Serverless is an approach that allows building and running applications and services without the need of infrastructure management. Instead, the cloud service provider fully manages the code execution. This way developers don’t need to provision or maintain the system and application infrastructure when deploying code. In a more classic scenario, a developer would have to define host items like storage or computing capacity before the developments, which leads to longer provisioning time and a bigger operational overhead.

In this scenario infrastructure is automated and elastic, which can be very appealing in unpredictable workloads and also more cost-efficient. This is particularly important in the way that allows developers to focus on writing and optimizing code leading to a more agile business experimentation.

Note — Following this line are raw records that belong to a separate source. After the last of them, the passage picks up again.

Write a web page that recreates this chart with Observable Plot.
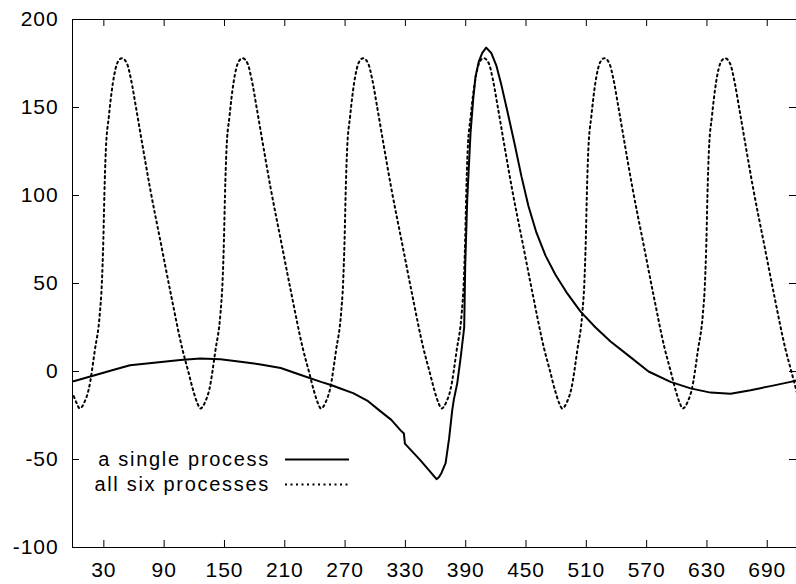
<!DOCTYPE html>
<html><head><meta charset="utf-8">
<script src="https://cdn.jsdelivr.net/npm/d3@7"></script>
<script src="https://cdn.jsdelivr.net/npm/@observablehq/plot@0.6"></script>
<style>
body{margin:0;background:#fff}
#chart svg{display:block}
#chart svg g[aria-label$="tick label"] text{letter-spacing:0.9px}
</style>
</head><body><div id="chart"></div>
<script>
// a single process
const singleX = [0,20,40,56,80,106,126,146,166,186,206,226,246,256,266,278,292,305,316,325,328.5,329.5,345,361,363.5,366,370,373.5,376.6,378.2,381.6,385,388.5,389.5,391.5,394.8,397.5,399.8,403,406.5,410.4,415.4,420.4,425.4,431.4,438.4,445.4,452.4,460.3,469.3,479.3,490.3,504.3,519.2,534.1,552,571.9,593.8,613.7,633.6,653.5,673.4,693.3,713.2,720];
const singleY = [-5.5,-2.3,1,3.6,5,6.5,7.4,6.9,5.6,4,2,-2,-5.9,-7.7,-9.8,-12.3,-16.5,-22.5,-27.5,-33.3,-35.2,-41,-50.5,-61.2,-60,-57.5,-52,-38,-22,-16,-6.6,8,25,60,97.6,135.6,155,167.7,176,181,184,181,174,163,148,130,111,94,79,66,55,45,34,25,17,9,0,-5.9,-9.6,-12,-12.6,-10.6,-8.3,-5.9,-5];

// all six processes
const sixX = [0,3,
6,11,15,21,26,28,29.5,30.5,32,35,39,44,48,53,57,62,68,76,87,97,108,114,119,123,
126,131,135,141,146,148,149.5,150.5,152,155,159,164,168,173,177,182,188,196,207,217,228,234,239,243,
246,251,255,261,266,268,269.5,270.5,272,275,279,284,288,293,297,302,308,316,327,337,348,354,359,363,
366,371,375,381,386,388,389.5,390.5,392,395,399,404,408,413,417,422,428,436,447,457,468,474,479,483,
486,491,495,501,506,508,509.5,510.5,512,515,519,524,528,533,537,542,548,556,567,577,588,594,599,603,
606,611,615,621,626,628,629.5,630.5,632,635,639,644,648,653,657,662,668,676,687,697,708,714,720];
const sixY = [-14,-18,
-21,-17,-10,12,33,50,75,100,126,145,164,176,178,175,166,150,130,104,72,43,13,0,-11,-18,
-21,-17,-10,12,33,50,75,100,126,145,164,176,178,175,166,150,130,104,72,43,13,0,-11,-18,
-21,-17,-10,12,33,50,75,100,126,145,164,176,178,175,166,150,130,104,72,43,13,0,-11,-18,
-21,-17,-10,12,33,50,75,100,126,145,164,176,178,175,166,150,130,104,72,43,13,0,-11,-18,
-21,-17,-10,12,33,50,75,100,126,145,164,176,178,175,166,150,130,104,72,43,13,0,-11,-18,
-21,-17,-10,12,33,50,75,100,126,145,164,176,178,175,166,150,130,104,72,43,13,0,-13];

const xTicks = [30,90,150,210,270,330,390,450,510,570,630,690];
const yTicks = [-100,-50,0,50,100,150,200];
const seriesNames = ["a single process","all six processes"];
const seriesDash = [null,"2,3.5"];

const single = singleX.map((x,i)=>({x, y: singleY[i]}));
const six = sixX.map((x,i)=>({x, y: sixY[i]}));

const W=796, H=584, mL=72, mR=0, mT=19, mB=37;
const plotW = W-mL-mR, plotH = H-mT-mB, tk = 7;

const chart = Plot.plot({
  width: W, height: H,
  marginLeft: mL, marginRight: mR, marginTop: mT, marginBottom: mB,
  style: {fontFamily: "'Liberation Sans', Arial, sans-serif", fontSize: "21px", background: "#fff", color: "#000"},
  x: {domain: [0,720], range: [73.2, 796.9], label: null},
  y: {domain: [-100,200], label: null},
  marks: [
    Plot.line(six, {x:"x", y:"y", stroke:"#000", strokeWidth:2, strokeDasharray:"2,3.5", curve:"monotone-x", clip:true}),
    Plot.line(single, {x:"x", y:"y", stroke:"#000", strokeWidth:2, curve:"linear", clip:true}),
    Plot.tickX(xTicks, {x: d=>d, insetTop: plotH-tk, stroke:"#000"}),
    Plot.tickX(xTicks, {x: d=>d, insetBottom: plotH-tk, stroke:"#000"}),
    Plot.tickY(yTicks, {y: d=>d, insetRight: plotW-tk, stroke:"#000"}),
    Plot.tickY(yTicks, {y: d=>d, insetLeft: plotW-tk, stroke:"#000"}),
    Plot.axisX(xTicks, {tickSize:0, tickPadding:15, tickFormat: d=>String(d), label:null}),
    Plot.axisY(yTicks, {tickSize:0, tickPadding:14, tickFormat: d=>String(d), label:null}),
    Plot.frame({stroke:"#000"})
  ]
});
document.getElementById("chart").appendChild(chart);

// legend
const svg = d3.select(chart);
const lg = svg.append("g")
  .attr("font-family","'Liberation Sans', Arial, sans-serif")
  .attr("font-size",20).style("letter-spacing","1.7px");
seriesNames.forEach((name,i)=>{
  const base = 466 + i*25;
  lg.append("text").attr("x",270).attr("y",base).attr("text-anchor","end").attr("fill","#000").text(name);
  const l = lg.append("line").attr("x1",285).attr("x2",349).attr("y1",base-6.5).attr("y2",base-6.5)
    .attr("stroke","#000").attr("stroke-width",2);
  if (seriesDash[i]) l.attr("stroke-dasharray",seriesDash[i]);
});
</script>
</body></html>
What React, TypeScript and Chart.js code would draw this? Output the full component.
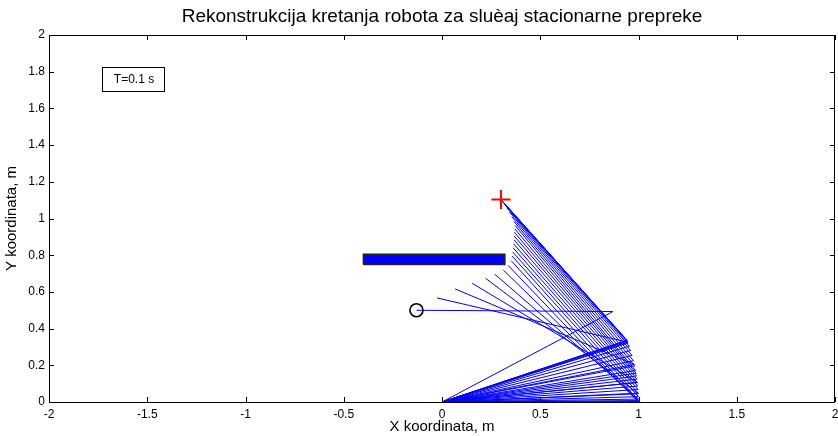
import React, { useEffect, useRef } from "react";
import { Chart, registerables } from "chart.js";

Chart.register(...registerables);

const titleText = "Rekonstrukcija kretanja robota za sluèaj stacionarne prepreke";
const xLabel = "X koordinata, m";
const yLabel = "Y koordinata, m";
const noteText = "T=0.1 s";

const xTicks = [-2, -1.5, -1, -0.5, 0, 0.5, 1, 1.5, 2];
const yTicks = [0, 0.2, 0.4, 0.6, 0.8, 1, 1.2, 1.4, 1.6, 1.8, 2];

// robot base
const baseX = 0;
const baseY = 0;

// elbow (joint) positions per time step
const elbowX = [0.87, 0.946, 0.979, 0.994, 0.999, 1.0, 1.0, 1.0, 1.0, 1.0, 0.999, 0.998, 0.996, 0.994, 0.992, 0.99, 0.988, 0.985, 0.981, 0.974, 0.967, 0.96, 0.953, 0.947, 0.944, 0.942, 0.942];
const elbowY = [0.493, 0.326, 0.205, 0.107, 0.045, 0.016, 0.002, 0.0, 0.008, 0.029, 0.048, 0.068, 0.087, 0.106, 0.125, 0.142, 0.157, 0.172, 0.197, 0.225, 0.254, 0.281, 0.304, 0.321, 0.331, 0.336, 0.336];

// end-effector positions per time step
const endX = [-0.13, -0.025, 0.067, 0.153, 0.222, 0.268, 0.312, 0.336, 0.352, 0.357, 0.36, 0.362, 0.364, 0.366, 0.367, 0.368, 0.37, 0.372, 0.365, 0.355, 0.343, 0.33, 0.318, 0.309, 0.303, 0.3, 0.3];
const endY = [0.5, 0.567, 0.616, 0.647, 0.674, 0.697, 0.719, 0.745, 0.77, 0.795, 0.817, 0.84, 0.862, 0.884, 0.905, 0.925, 0.944, 0.962, 0.985, 1.01, 1.035, 1.058, 1.077, 1.091, 1.099, 1.103, 1.103];

// stationary obstacle (rectangle corners)
const obstacleX = [-0.4, 0.32];
const obstacleY = [0.75, 0.805];

// start and goal markers
const startX = -0.13;
const startY = 0.5;
const goalX = 0.3;
const goalY = 1.103;

const FONT = "'Liberation Sans', Arial, sans-serif";

export default function App() {
  const ref = useRef<HTMLCanvasElement | null>(null);

  useEffect(() => {
    const canvas = ref.current;
    if (!canvas) return;

    const armSets = endX.map((ex, i) => ({
      data: [
        { x: baseX, y: baseY },
        { x: elbowX[i], y: elbowY[i] },
        { x: ex, y: endY[i] },
      ],
      showLine: true,
      borderColor: "#0000ff",
      borderWidth: 1,
      pointRadius: 0,
      fill: false,
    }));

    const obstacle = {
      data: [
        { x: obstacleX[0], y: obstacleY[0] },
        { x: obstacleX[1], y: obstacleY[0] },
        { x: obstacleX[1], y: obstacleY[1] },
        { x: obstacleX[0], y: obstacleY[1] },
        { x: obstacleX[0], y: obstacleY[0] },
      ],
      showLine: true,
      borderColor: "#222222",
      borderWidth: 1.5,
      backgroundColor: "#0000ff",
      fill: "shape",
      pointRadius: 0,
    };

    const start = {
      data: [{ x: startX, y: startY }],
      showLine: false,
      pointStyle: "circle",
      pointRadius: 6.5,
      pointBorderWidth: 1.6,
      pointBorderColor: "#000000",
      pointBackgroundColor: "rgba(0,0,0,0)",
    };

    const goal = {
      data: [{ x: goalX, y: goalY }],
      showLine: false,
      pointStyle: "cross",
      pointRadius: 9.5,
      pointBorderWidth: 2,
      pointBorderColor: "#ff0000",
    };

    const decor = {
      id: "decor",
      beforeDatasetsDraw(chart: any) {
        const { ctx, chartArea: a, scales } = chart;
        ctx.save();
        ctx.strokeStyle = "#000";
        ctx.lineWidth = 1;
        ctx.beginPath();
        const tl = 5;
        xTicks.forEach((v) => {
          const px = Math.round(scales.x.getPixelForValue(v)) + 0.5;
          ctx.moveTo(px, a.bottom);
          ctx.lineTo(px, a.bottom - tl);
          ctx.moveTo(px, a.top);
          ctx.lineTo(px, a.top + tl);
        });
        yTicks.forEach((v) => {
          const py = Math.round(scales.y.getPixelForValue(v)) + 0.5;
          ctx.moveTo(a.left, py);
          ctx.lineTo(a.left + tl, py);
          ctx.moveTo(a.right, py);
          ctx.lineTo(a.right - tl, py);
        });
        ctx.stroke();
        ctx.strokeRect(Math.round(a.left) + 0.5, Math.round(a.top) + 0.5, Math.round(a.right - a.left) - 1, Math.round(a.bottom - a.top));
        ctx.restore();
      },
      afterDraw(chart: any) {
        const { ctx, chartArea: a } = chart;
        const cx = (a.left + a.right) / 2;
        ctx.save();
        ctx.fillStyle = "#000";
        ctx.textAlign = "center";
        ctx.textBaseline = "middle";
        ctx.font = `19px ${FONT}`;
        ctx.fillText(titleText, cx, 17);
        ctx.font = `15px ${FONT}`;
        ctx.fillText(xLabel, cx, 427);
        ctx.save();
        ctx.translate(12, (a.top + a.bottom) / 2);
        ctx.rotate(-Math.PI / 2);
        ctx.fillText(yLabel, 0, 0);
        ctx.restore();
        // note box
        const bx = a.left + 53;
        const by = a.top + 32;
        const bw = 62;
        const bh = 24;
        ctx.fillStyle = "#fff";
        ctx.fillRect(bx, by, bw, bh);
        ctx.strokeStyle = "#000";
        ctx.lineWidth = 1;
        ctx.strokeRect(bx + 0.5, by + 0.5, bw, bh);
        ctx.fillStyle = "#000";
        ctx.font = `12px ${FONT}`;
        ctx.fillText(noteText, bx + bw / 2 + 1, by + bh / 2 + 1);
        ctx.restore();
      },
    };

    const chart = new Chart(canvas, {
      type: "scatter",
      data: { datasets: [goal, start, obstacle, ...armSets] as any },
      options: {
        animation: false,
        responsive: false,
        maintainAspectRatio: false,
        layout: { autoPadding: false, padding: { top: 35, right: 3, left: 0, bottom: 0 } },
        plugins: { legend: { display: false }, tooltip: { enabled: false }, title: { display: false } },
        scales: {
          x: {
            type: "linear",
            min: xTicks[0],
            max: xTicks[xTicks.length - 1],
            afterBuildTicks: (s: any) => {
              s.ticks = xTicks.map((v) => ({ value: v }));
            },
            afterFit: (s: any) => {
              s.height = 34;
              s.paddingLeft = 0;
              s.paddingRight = 0;
            },
            grid: { display: false, drawTicks: false },
            border: { display: false },
            ticks: {
              autoSkip: false,
              maxRotation: 0,
              padding: 5,
              color: "#000",
              font: { family: FONT, size: 12 },
              callback: (v: any) => String(v),
            },
          },
          y: {
            type: "linear",
            min: yTicks[0],
            max: yTicks[yTicks.length - 1],
            afterBuildTicks: (s: any) => {
              s.ticks = yTicks.map((v) => ({ value: v }));
            },
            afterFit: (s: any) => {
              s.width = 49;
              s.paddingTop = 0;
              s.paddingBottom = 0;
            },
            grid: { display: false, drawTicks: false },
            border: { display: false },
            ticks: {
              autoSkip: false,
              padding: 4,
              color: "#000",
              font: { family: FONT, size: 12 },
              callback: (v: any) => String(v),
            },
          },
        },
      },
      plugins: [decor],
    });

    return () => chart.destroy();
  }, []);

  return (
    <div style={{ position: "fixed", left: 0, top: 0, width: 838, height: 436, background: "#fff" }}>
      <canvas ref={ref} width={838} height={436} style={{ display: "block" }} />
    </div>
  );
}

Instead of the virtualizing hardware through Virtual Machine or virtualizing Operating Systems like in a containerized architecture, Serverless FaaS virtualizes runtime and scales through functions making this approach suitable for solutions that:

  • Run infrequently
  • Are tied to external events
  • Have unknown scale requirements
  • Operate stateless across invocations
  • Connect other services together

Cost Efficiency

Before we can speak about cost efficiency, let’s see how the pricing model of Function as a Service (FaaS) differs from Infrastructure as a Service (IaaS)In a typical cloud business model, the customer pays for the amount of time the servers are operational, along with the resources that they consume.

In a serverless model, the customer leases the function, not the server. Here the Cloud Provider will charge for the amount of time the function is running (from its invocation to the time it is terminated, despite the outcome), and this charge occurs based on the size of memory space reserved and the amount of time that space is active.

This does not mean that all serverless approaches will be cheaper than a more traditional IaaS approach in terms of billing from the cloud provider. We may think that only paying for the time of execution of the functions rather than paying for the infrastructure for an entire period of time is cheaper, but the code must be optimized and bug free. But if we think that the developer has more time to focus on what matters, coding, this will significantly change the game, since there is no need to provision infrastructure and also, if needed, the capability on where the function operates can scale automatically based on its needs. 

Pros e Cons

Serverless computing has many benefits when compared with the traditional cloud approach:

  • Improved utilization – Customers pay for the amount of time a function is “alive” instead of paying for the time a server exists and the resources that are consumed by it, therefore, if no function is running there are no costs associated;
  • Security – Developers will tend to write code that is aligned with the best practices, security and governance policies, to write code that works within the serverless context;
  • Time to production – By removing the need to think about an optimal infrastructure architecture and by reducing the time to develop, test and deploy code. The main goal is to go from a concept idea to a production solution in less time, when compared with a traditional approach;

On the other hand, there are some considerations that need to be present in our minds when choosing a serverless approach:

  • Uncertain SLAs – For the Cloud providers it is difficult to assure what is acceptable to promise since the performance patterns for functions are very indeterminate.
  • The cost for untested/unoptimized code – Since the customer pays by function invocation, it can be very cost-inefficient to run functions that don’t produce the desired outcome due to lack of optimization or the presence of undetected errors 
  • Monolith Tendency – Developers can tend to put all the code in the same function in order to ensure that it runs fully optimized.

Summing all, despite the limitations in security and SLAs, serverless computing can be inexpensive since a customer only pays for what he uses. There is no charge if no task is executed. Customers also benefit from the fact that without the infrastructure to manage, operational cost decreases and worker efficiency increases.